Governance and management of software security are most effective when they are systemic, woven into the culture and fabric of organizational behaviors and actions. In this regard, culture is defined as the predominating shared attitudes, values, goals, behaviors and practices that characterize the functioning of an organization.
Culture thereby creates and sustains connections among principles, policies, processes, products, people and performance. Effective software security should be thought of as an attribute or characteristic of an organization. It becomes evident when everyone proactively carries out their roles and responsibilities, creating a culture of security that displaces ignorance and apathy.
One manifestation of this is that everyone proactively considers the attacker perspective throughout the entire software life cycle and how the software can fail when under intentional attack or unintentional actions of users or developers. This means that security must come off the technical sidelines as activities and responsibilities solely relegated to software development and IT departments.
Expect the unexpected
Today, boards of directors, senior executives and managers all must work to establish and reinforce a relentless drive toward effective enterprise, information, system and software security. If the responsibility for these is assigned to roles that lack the authority, accountability and resources to implement and enforce them, the desired level of software security will not be articulated, achieved or sustained.
We believe that secure software should elevate from a stand alone technical concern to an enterprise issue when organizations are developing and/or acquiring software.
Because security is now a business problem, the organization must activate, coordinate, deploy and direct many of its core resources and competencies to manage security risks in alignment with the entity’s strategic goals, operational criteria, compliance requirements and technical system architecture.
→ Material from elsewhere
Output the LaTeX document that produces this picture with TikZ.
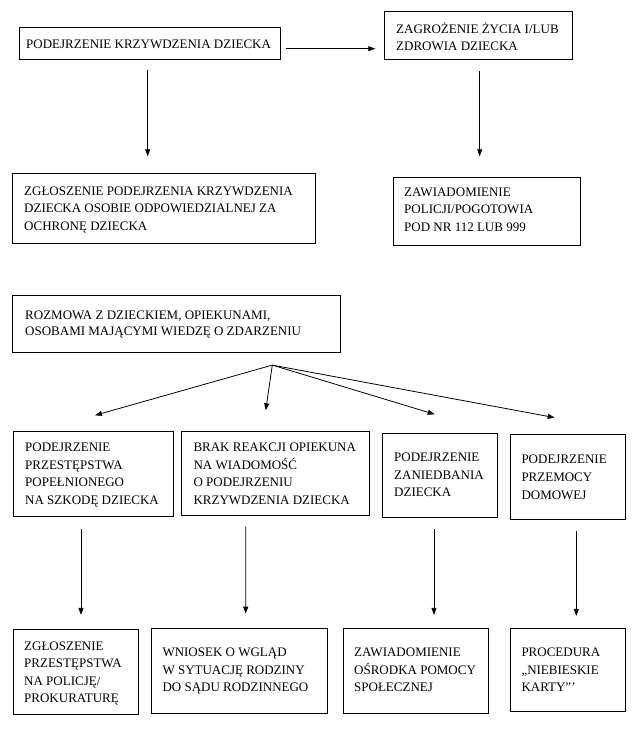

Those responsible for ensuring secure software should have the responsibility and authority to stop the release of new software into production if security requirements are not met. To sustain enterprise security, the organization must move toward a security management process that is strategic, systematic, and repeatable, with efficient use of resources and effective, consistent achievement of goals.
Business context
One of the objectives of the Secure Software Framework from the Secure Software Alliance is to help software developers and their managers, and security professionals and their managers:
- more effectively engage their leaders and executives in security governance and management by understanding how to place software security in a business context and
- better understand how to enhance current management practices to build and maintain more secure software.
Armed with the Secure Software Framework, managers and developers can build attentive and security conscious leaders who are in a better position to make well informed security investment decisions. With this support, they can then take actionable steps to implement effective security governance and management practices across the entire software and system development life cycle.